The country’s smartphone shipments dropped 14% year-over-year in 2022, reaching a ten-year low, according to research firm Counterpoint. It was also the first time that China’s handset sales had slid below 300 million units in ten years, according to Canalys. Even in December, which has historically seen seasonal jumps in sales, China recorded a 5% quarter-to-quarter decline in smartphone shipments.

The three-year-long stringent “zero-COVID” policy that disrupted businesses and dampened consumer confidence, coupled with macroeconomic headwinds, spelled an end to China’s years of double-digit growth. Troubles mounted when the abrupt relaxation of COVID-19 restrictions in early December resulted in a surge in cases, further adding pressure to the waning economy. Last year, China’s GDP grew 3%, its lowest in decades other than 2020.

Alibaba’s annual shopping bonanza in November offered some clues to China’s weakening spending power. The event, which is often compared to Black Friday and seen as a bellwether for the country’s consumer appetite, did not disclose its final sales number in 2022 for the first time since its inception in 2009.

There was one winner in this gloomy time. Apple finished the year with an all-time high market share of 18% thanks to “its aggressive promotions” and “resilient” demand in the high-end segment in China, according to Canalys. Its ascent also coincides with Huawei’s fall from grace in the premium handset market since U.S. sanctions cut off its access to high-end chipsets.

Apple’s relationship with China remains a delicate one. The country is not only one of its biggest markets but has been the manufacturing backbone that created the world’s most valuable company today. In the past few years, however, COVID-related disruptions, such as a rare worker protest at a major Foxconn plant that delayed production, prompted the hardware juggernaut to rethink its supply chain strategy.
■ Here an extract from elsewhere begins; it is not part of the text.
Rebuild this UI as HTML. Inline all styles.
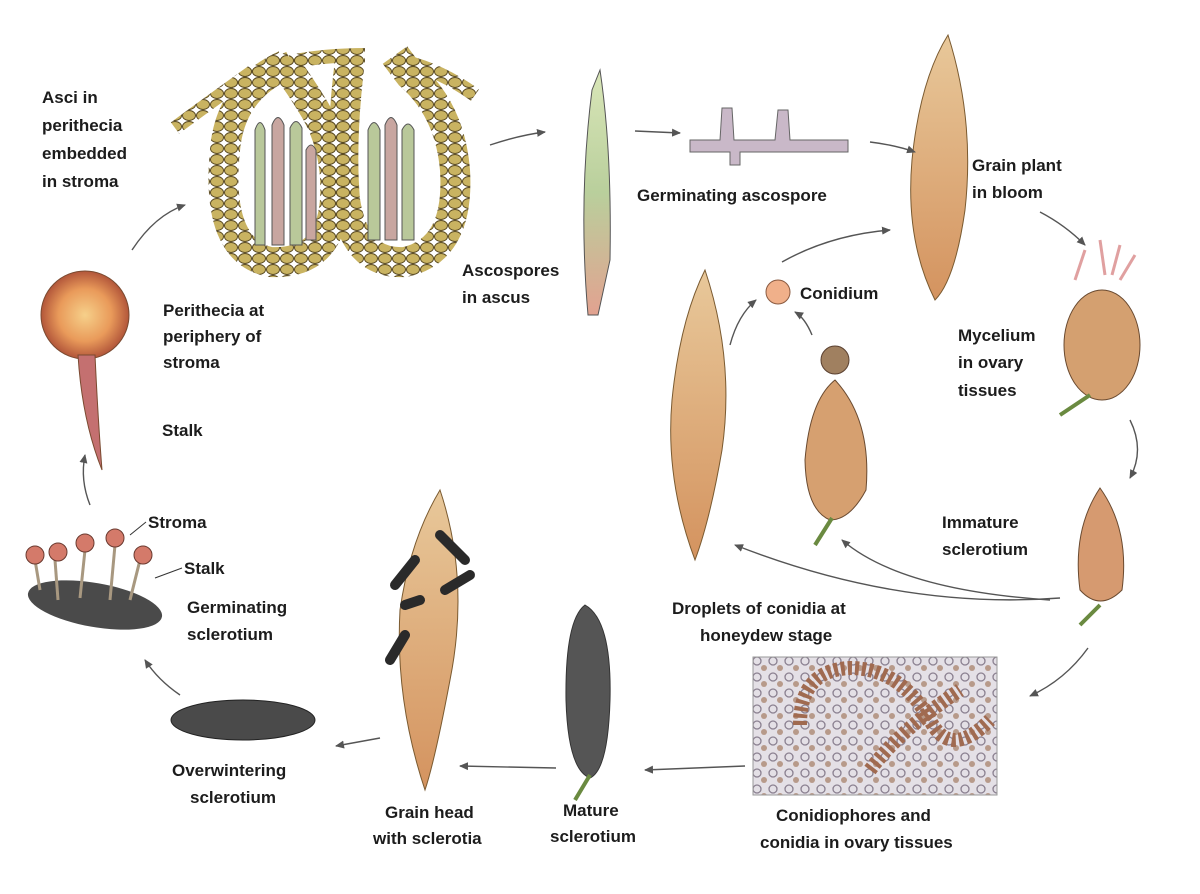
<!DOCTYPE html>
<html><head><meta charset="utf-8"><style>
html,body{margin:0;padding:0;background:#fff}
svg{display:block}
text{font-family:"Liberation Sans",sans-serif;font-weight:bold;font-size:17px;fill:#1c1c1c}
.ar{fill:none;stroke:#555;stroke-width:1.4}
</style></head><body>
<svg width="1200" height="894" viewBox="0 0 1200 894" xmlns="http://www.w3.org/2000/svg">
<defs>
<marker id="m" markerWidth="10" markerHeight="10" refX="8" refY="5" orient="auto" markerUnits="userSpaceOnUse"><path d="M0,1 L9,5 L0,9 Z" fill="#555"/></marker>
<linearGradient id="asc" x1="0" y1="0" x2="0" y2="1"><stop offset="0" stop-color="#d9e6b8"/><stop offset=".5" stop-color="#b9cf9c"/><stop offset="1" stop-color="#e2a290"/></linearGradient>
<linearGradient id="wheat" x1="0" y1="0" x2="0" y2="1"><stop offset="0" stop-color="#e8c89a"/><stop offset="1" stop-color="#d4935f"/></linearGradient>
<radialGradient id="str"><stop offset="0" stop-color="#f6d08a"/><stop offset=".6" stop-color="#e99a5a"/><stop offset="1" stop-color="#b2563a"/></radialGradient>
<pattern id="cells" width="14" height="11" patternUnits="userSpaceOnUse"><ellipse cx="7" cy="5.5" rx="6.5" ry="5" fill="#c9b361" stroke="#5a4a20" stroke-width="1"/></pattern>
<pattern id="tis" width="16" height="16" patternUnits="userSpaceOnUse"><rect width="16" height="16" fill="#e4e0e6"/><circle cx="5" cy="5" r="4" fill="none" stroke="#8a8090" stroke-width="1.3"/><circle cx="12" cy="12" r="3" fill="#b79a8a"/></pattern>
</defs>

<!-- perithecia -->
<g fill="none" stroke="url(#cells)">
<path d="M175,128 Q220,95 255,70" stroke-width="14"/>
<path d="M285,65 Q230,90 225,150 Q215,250 270,262 Q330,265 335,200 Q338,150 315,110 Q300,85 285,65" stroke-width="30"/>
<path d="M285,65 L280,55" stroke-width="14"/>
<path d="M290,62 Q325,55 365,55" stroke-width="14"/>
<path d="M350,60 Q340,140 345,200 Q355,265 405,262 Q460,250 455,170 Q450,110 410,75 Q400,62 395,55" stroke-width="30"/>
<path d="M405,62 Q440,70 475,95" stroke-width="14"/>
</g>
<g stroke="#555" stroke-width="1">
<path d="M255,245 L255,130 Q260,115 265,130 L265,245 Z" fill="#b9c89a"/>
<path d="M272,245 L272,125 Q278,110 284,125 L284,245 Z" fill="#c8a6a0"/>
<path d="M290,245 L290,128 Q296,115 302,128 L302,245 Z" fill="#b9c89a"/>
<path d="M306,240 L306,150 Q311,140 316,150 L316,240 Z" fill="#c8a6a0"/>
<path d="M368,240 L368,130 Q374,115 380,130 L380,240 Z" fill="#b9c89a"/>
<path d="M385,240 L385,125 Q391,110 397,125 L397,240 Z" fill="#c8a6a0"/>
<path d="M402,240 L402,130 Q408,118 414,130 L414,240 Z" fill="#b9c89a"/>
</g>
<!-- ascus -->
<path d="M600,70 Q612,150 610,260 L598,315 L588,315 Q578,200 592,90 Z" fill="url(#asc)" stroke="#555"/>
<!-- germinating ascospore -->
<path d="M690,140 L720,140 L722,108 L732,108 L734,140 L775,140 L778,110 L788,110 L790,140 L848,140 L848,152 L740,152 L740,165 L730,165 L730,152 L690,152 Z" fill="#c9b8c8" stroke="#666"/>
<!-- grain plant -->
<path d="M948,35 Q975,120 965,210 Q955,280 935,300 Q905,240 912,160 Q920,80 948,35 Z" fill="url(#wheat)" stroke="#7a5a30"/>
<!-- mycelium ovary -->
<path d="M1085,250 l-10,30 M1100,240 l5,35 M1120,245 l-8,30 M1135,255 l-15,25" stroke="#e0a0a0" stroke-width="3"/>
<ellipse cx="1102" cy="345" rx="38" ry="55" fill="#d4a070" stroke="#6a4a30"/>
<path d="M1090,395 L1060,415" stroke="#6a8a40" stroke-width="4"/>
<!-- immature sclerotium -->
<path d="M1100,488 Q1130,530 1122,590 Q1100,612 1080,590 Q1072,530 1100,488 Z" fill="#d69a70" stroke="#6a4a30"/>
<path d="M1100,605 L1080,625" stroke="#6a8a40" stroke-width="4"/>
<!-- conidia box -->
<rect x="753" y="657" width="244" height="138" fill="url(#tis)" stroke="#999"/>
<path d="M800,725 Q800,670 850,668 Q900,668 930,720 Q950,760 990,720" stroke="#a06a50" stroke-width="14" fill="none" stroke-dasharray="4 3"/>
<path d="M870,770 Q900,730 960,690" stroke="#a06a50" stroke-width="14" fill="none" stroke-dasharray="4 3"/>
<!-- mature sclerotium -->
<path d="M585,605 Q612,620 610,700 Q608,770 590,778 Q568,770 566,700 Q565,620 585,605 Z" fill="#555" stroke="#333"/>
<path d="M590,775 L575,800" stroke="#6a8a40" stroke-width="4"/>
<!-- grain head with sclerotia -->
<path d="M440,490 Q470,580 450,680 Q435,760 425,790 Q395,700 400,610 Q410,540 440,490 Z" fill="url(#wheat)" stroke="#7a5a30"/>
<g stroke="#2a2a2a" stroke-width="10" stroke-linecap="round"><path d="M440,535 L465,560"/><path d="M415,560 L395,585"/><path d="M445,590 L470,575"/><path d="M405,635 L390,660"/><path d="M420,600 L405,605"/></g>
<!-- overwintering -->
<ellipse cx="243" cy="720" rx="72" ry="20" fill="#4a4a4a" stroke="#222"/>
<!-- germinating sclerotium -->
<ellipse cx="95" cy="605" rx="68" ry="22" fill="#4a4a4a" transform="rotate(10 95 605)"/>
<g stroke="#a89880" stroke-width="3"><path d="M55,560 L58,600"/><path d="M85,550 L80,598"/><path d="M115,545 L110,600"/><path d="M140,560 L130,600"/><path d="M35,560 L40,590"/></g>
<g fill="#d47a6a" stroke="#6a3a30"><circle cx="35" cy="555" r="9"/><circle cx="58" cy="552" r="9"/><circle cx="85" cy="543" r="9"/><circle cx="115" cy="538" r="9"/><circle cx="143" cy="555" r="9"/></g>
<!-- stalked stroma -->
<circle cx="85" cy="315" r="44" fill="url(#str)" stroke="#7a4a30"/>
<path d="M78,355 Q82,420 102,470 Q98,420 95,355 Z" fill="#c47070" stroke="#7a4a30"/>
<!-- droplet wheat -->
<path d="M705,270 Q735,360 722,450 Q710,520 695,560 Q665,480 672,400 Q680,320 705,270 Z" fill="url(#wheat)" stroke="#7a5a30"/>
<!-- conidium -->
<circle cx="778" cy="292" r="12" fill="#f0b08a" stroke="#8a5a40"/>
<!-- ovary with droplet -->
<circle cx="835" cy="360" r="14" fill="#a08060" stroke="#5a4030"/>
<path d="M835,380 Q872,420 866,490 Q850,520 830,520 Q806,510 805,460 Q810,400 835,380 Z" fill="#d6a070" stroke="#6a4a30"/>
<path d="M832,518 L815,545" stroke="#6a8a40" stroke-width="4"/>

<!-- arrows -->
<g class="ar">
<path d="M132,250 Q155,215 185,205" marker-end="url(#m)"/>
<path d="M490,145 Q520,135 545,132" marker-end="url(#m)"/>
<path d="M635,131 L680,133" marker-end="url(#m)"/>
<path d="M870,142 Q895,145 915,152" marker-end="url(#m)"/>
<path d="M1040,212 Q1065,225 1085,245" marker-end="url(#m)"/>
<path d="M1130,420 Q1145,450 1130,478" marker-end="url(#m)"/>
<path d="M1060,598 Q900,610 735,545" marker-end="url(#m)"/>
<path d="M1050,600 Q900,590 842,540" marker-end="url(#m)"/>
<path d="M1088,648 Q1065,680 1030,696" marker-end="url(#m)"/>
<path d="M745,766 L645,770" marker-end="url(#m)"/>
<path d="M556,768 L460,766" marker-end="url(#m)"/>
<path d="M380,738 L336,746" marker-end="url(#m)"/>
<path d="M180,695 Q158,680 145,660" marker-end="url(#m)"/>
<path d="M90,505 Q80,480 85,455" marker-end="url(#m)"/>
<path d="M730,345 Q738,315 756,300" marker-end="url(#m)"/>
<path d="M812,335 Q805,318 795,312" marker-end="url(#m)"/>
<path d="M782,262 Q830,235 890,230" marker-end="url(#m)"/>
</g>
<g stroke="#333" stroke-width="1"><path d="M130,535 L146,522"/><path d="M155,578 L182,568"/></g>

<!-- labels -->
<text x="42" y="103">Asci in</text><text x="42" y="131">perithecia</text><text x="42" y="159">embedded</text><text x="42" y="187">in stroma</text>
<text x="462" y="276">Ascospores</text><text x="462" y="303">in ascus</text>
<text x="637" y="201">Germinating ascospore</text>
<text x="972" y="171">Grain plant</text><text x="972" y="198">in bloom</text>
<text x="958" y="341">Mycelium</text><text x="958" y="368">in ovary</text><text x="958" y="396">tissues</text>
<text x="800" y="299">Conidium</text>
<text x="942" y="528">Immature</text><text x="942" y="555">sclerotium</text>
<text x="672" y="614">Droplets of conidia at</text><text x="700" y="641">honeydew stage</text>
<text x="776" y="821">Conidiophores and</text><text x="760" y="848">conidia in ovary tissues</text>
<text x="563" y="816">Mature</text><text x="550" y="842">sclerotium</text>
<text x="385" y="818">Grain head</text><text x="373" y="844">with sclerotia</text>
<text x="172" y="776">Overwintering</text><text x="190" y="803">sclerotium</text>
<text x="148" y="528">Stroma</text><text x="184" y="574">Stalk</text>
<text x="187" y="613">Germinating</text><text x="187" y="640">sclerotium</text>
<text x="163" y="316">Perithecia at</text><text x="163" y="342">periphery of</text><text x="163" y="368">stroma</text>
<text x="162" y="436">Stalk</text>
</svg>
</body></html>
The Wall Street Journal reported in early December that Apple was looking to relocate some of its supply chains out of China to other parts of Asia, including Vietnam and India.

India, in particular, is expected to play a bigger role in Apple’s supply chains as the firm plans to expand its manufacturing capacity in the country to produce 25% of all iPhones by 2025, according to JP Morgan analysts.

In Q4, the top smartphone brands in China by shipment were Apple, Vivo, Oppo, Honor (which was spun off from Huawei following U.S. sanctions on the parent firm), and Xiaomi.